Arizona is home to the country's largest contiguous area of Ponderosa pines, some of which burn each year during wildfire season.
Fire activity has worsened across the western United States since the 1980s. Experts largely blame the uptick on drier summers and rising aridity due to human-caused climate change.
Now, a new study in the journal Global Ecology and Biogeography examines how those trees recover or decline under an uncertain climate future.
Beyond bringing wildfire conditions, climate change alters species' life cycles, ecologies and death rates.
Sensitive seedlings make better coal-mine canaries than hardier adult trees, which more closely reflect climate conditions from their youth than those that exist at present. So researchers studied tree rings from young Ponderosa pines (Pinus ponderosa var. scopulorum) and Douglas firs (Pseudotsuga menziesii var. glauca) that grew after fires.
Their database included 717 samples from 1,301 plots in post-fire environments across a range of topographies and climates.
Computer models simulating moderate and extreme future carbon emissions predicted moderate or bleak futures, subject to moisture availability. The deeper the drought, the less likely seedlings would establish themselves after fires.
Lead author Kyle Rodman of University of Colorado Boulder said the outcome depends in part on society's response to climate change.
"I think it's an important point to make.
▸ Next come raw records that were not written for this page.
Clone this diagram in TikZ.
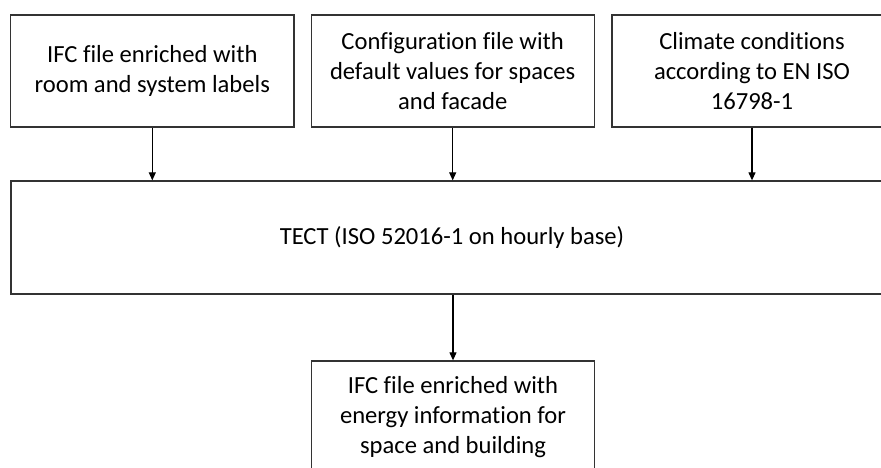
\documentclass[tikz,border=0pt]{standalone}
\usepackage{fontspec}
\setmainfont[Ligatures={NoCommon}]{Carlito}
\usetikzlibrary{arrows.meta}
\begin{document}
\begin{tikzpicture}[x=1pt,y=-1pt,
  box/.style={draw=black!80, line width=1.3pt, rectangle, align=center, inner sep=0pt,
    font=\fontsize{24.6}{30}\selectfont},
  arr/.style={draw=black, line width=1.1pt, -{Triangle[length=8pt,width=7pt]}}]
\useasboundingbox (0,0) rectangle (881,467);
\clip (0,0) rectangle (881,467);
\node[box, minimum width=283.3pt, minimum height=112pt] (in1) at (152.3,71) {IFC file enriched with\\room and system labels};
\node[box, minimum width=283pt, minimum height=112pt] (in2) at (452.7,71) {Configuration file with\\default values for spaces\\and facade};
\node[box, minimum width=280pt, minimum height=112pt] (in3) at (752,71) {Climate conditions\\according to EN ISO\\16798-1};
\node[box, minimum width=882pt, minimum height=113pt] (tect) at (452,237.5) {TECT (ISO 52016-1 on hourly base)};
\node[box, minimum width=283pt, minimum height=112pt] (out) at (453,417) {IFC file enriched with\\energy information for\\space and building};
\draw[arr] (in1.south) -- (in1.south |- tect.north);
\draw[arr] (in2.south) -- (in2.south |- tect.north);
\draw[arr] (in3.south) -- (in3.south |- tect.north);
\draw[arr] (tect.south -| out.north) -- (out.north);
\end{tikzpicture}
\end{document}
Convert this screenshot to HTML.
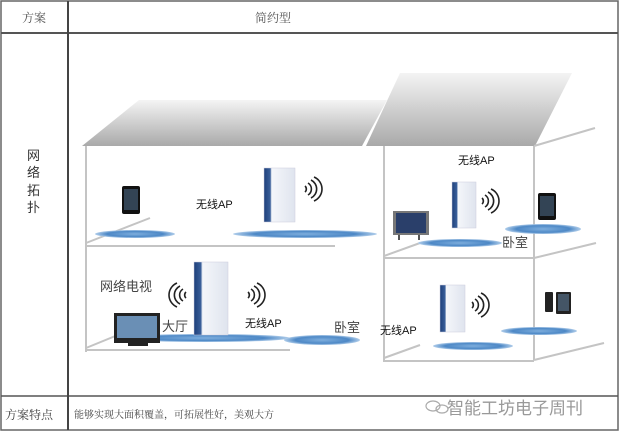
<!DOCTYPE html>
<html><head><meta charset="utf-8"><style>
body{margin:0;background:#fff;}
svg{display:block;font-family:"Liberation Sans","Noto Sans CJK SC",sans-serif;}
.sf{font-family:"Liberation Serif","Noto Serif CJK SC",serif;}
</style></head><body>
<svg width="620" height="432" viewBox="0 0 620 432">
<defs>
<linearGradient id="rf" x1="0" y1="0" x2="0" y2="1"><stop offset="0" stop-color="#f4f4f4"/><stop offset="1" stop-color="#a9a9a9"/></linearGradient>
<radialGradient id="el"><stop offset="0" stop-color="#7eaedd"/><stop offset="0.7" stop-color="#4d88c6"/><stop offset="1" stop-color="#b0cdea"/></radialGradient>
<linearGradient id="ap" x1="0" y1="0" x2="1" y2="0"><stop offset="0" stop-color="#1d3f7a"/><stop offset="0.2" stop-color="#3a5f9a"/><stop offset="0.25" stop-color="#f4f6fa"/><stop offset="1" stop-color="#dfe4ee"/></linearGradient>
<g id="wave" fill="none" stroke="#222" stroke-width="1.6"><path d="M0,-3 a4,4 0 0 1 0,6"/><path d="M3,-6 a7,7 0 0 1 0,12"/><path d="M6,-9 a10,10 0 0 1 0,18"/><path d="M9,-12 a13,13 0 0 1 0,24"/></g>
</defs>
<rect x="1" y="1" width="617" height="429" fill="none" stroke="#666" stroke-width="1.5"/>
<line x1="1" y1="33" x2="618" y2="33" stroke="#555" stroke-width="2"/>
<line x1="1" y1="396" x2="618" y2="396" stroke="#555" stroke-width="1.5"/>
<line x1="68" y1="1" x2="68" y2="430" stroke="#444" stroke-width="2"/>
<text class="sf" x="22" y="22" font-size="12" fill="#555">方案</text>
<text class="sf" x="255" y="22" font-size="12" fill="#555">简约型</text>
<g font-size="13" fill="#333"><text x="27" y="160">网</text><text x="27" y="177">络</text><text x="27" y="195">拓</text><text x="27" y="212">扑</text></g>
<text class="sf" x="5" y="419" font-size="12" fill="#444">方案特点</text>
<text class="sf" x="74" y="418" font-size="10" fill="#444">能够实现大面积覆盖，可拓展性好，美观大方</text>
<text x="447" y="414" font-size="17" fill="#999">智能工坊电子周刊</text>
<g fill="none" stroke="#aaa" stroke-width="1.2"><ellipse cx="433" cy="406" rx="7" ry="5"/><ellipse cx="442" cy="409" rx="6" ry="4"/></g>
<polygon points="82,146 362,146 387,100 139,100" fill="url(#rf)"/>
<polygon points="366,146 535,146 572,73 400,73" fill="url(#rf)"/>
<g stroke="#c4c4c4" stroke-width="2" fill="none">
<line x1="86" y1="146" x2="86" y2="352"/>
<line x1="384" y1="146" x2="384" y2="362"/>
<line x1="534" y1="146" x2="534" y2="360"/>
<line x1="534" y1="146" x2="595" y2="128"/>
<line x1="86" y1="246" x2="335" y2="246"/>
<line x1="86" y1="350" x2="290" y2="350"/>
<line x1="86" y1="243" x2="150" y2="218"/>
<line x1="86" y1="348" x2="130" y2="330"/>
<line x1="384" y1="258" x2="534" y2="258"/>
<line x1="384" y1="361" x2="534" y2="361"/>
<line x1="384" y1="256" x2="420" y2="243"/>
<line x1="384" y1="358" x2="420" y2="345"/>
<line x1="534" y1="258" x2="596" y2="243"/>
<line x1="534" y1="360" x2="604" y2="343"/>
</g>
<g fill="url(#el)">
<ellipse cx="135" cy="234" rx="40" ry="4"/>
<ellipse cx="305" cy="234" rx="72" ry="4"/>
<ellipse cx="460" cy="243" rx="42" ry="4"/>
<ellipse cx="543" cy="229" rx="38" ry="5"/>
<ellipse cx="205" cy="338" rx="85" ry="4"/>
<ellipse cx="322" cy="340" rx="38" ry="5"/>
<ellipse cx="473" cy="346" rx="40" ry="4"/>
<ellipse cx="539" cy="331" rx="38" ry="4"/>
</g>
<rect x="264" y="168" width="31" height="54" fill="url(#ap)" stroke="#ccd" stroke-width="0.5"/>
<rect x="194" y="262" width="34" height="73" fill="url(#ap)" stroke="#ccd" stroke-width="0.5"/>
<rect x="452" y="182" width="24" height="46" fill="url(#ap)" stroke="#ccd" stroke-width="0.5"/>
<rect x="440" y="285" width="25" height="47" fill="url(#ap)" stroke="#ccd" stroke-width="0.5"/>
<use href="#wave" x="305" y="189"/>
<use href="#wave" x="248" y="295"/>
<use href="#wave" transform="translate(186,295) scale(-1,1)"/>
<use href="#wave" x="482" y="201"/>
<use href="#wave" x="472" y="305"/>
<rect x="122" y="186" width="18" height="28" rx="2" fill="#111"/><rect x="124" y="189" width="14" height="21" fill="#345"/>
<rect x="538" y="193" width="18" height="27" rx="2" fill="#111"/><rect x="540" y="196" width="14" height="20" fill="#345"/>
<rect x="545" y="292" width="8" height="20" rx="1" fill="#222"/>
<rect x="556" y="292" width="15" height="22" rx="1" fill="#222"/><rect x="558" y="294" width="11" height="17" fill="#456"/>
<rect x="393" y="211" width="36" height="24" fill="#777"/><rect x="396" y="213" width="30" height="20" fill="#2a3f6a"/>
<rect x="398" y="235" width="2" height="5" fill="#555"/><rect x="418" y="235" width="2" height="5" fill="#555"/>
<rect x="114" y="313" width="46" height="30" fill="#222"/><rect x="117" y="316" width="40" height="22" fill="#6a8fb5"/>
<rect x="128" y="343" width="20" height="3" fill="#222"/>
<g font-size="11" fill="#111">
<text x="196" y="208">无线AP</text>
<text x="245" y="327">无线AP</text>
<text x="458" y="164">无线AP</text>
<text x="380" y="334">无线AP</text>
</g>
<g font-size="13" fill="#444">
<text x="100" y="291">网络电视</text>
<text x="162" y="331">大厅</text>
<text x="334" y="332">卧室</text>
<text x="502" y="247">卧室</text>
</g>
</svg>
</body></html>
A lot of this is still unknown, and we still have some agency in what happens over the upcoming decades," Rodman said.
Either way, the evergreens could fare worse in Arizona, which is at the warmer and drier edge of their ranges.
"Arizona is a place that could be affected in very similar ways to the sites that we were looking at in Colorado and, in fact, climate projections generally are sort of more stark for the Southwest," said Rodman.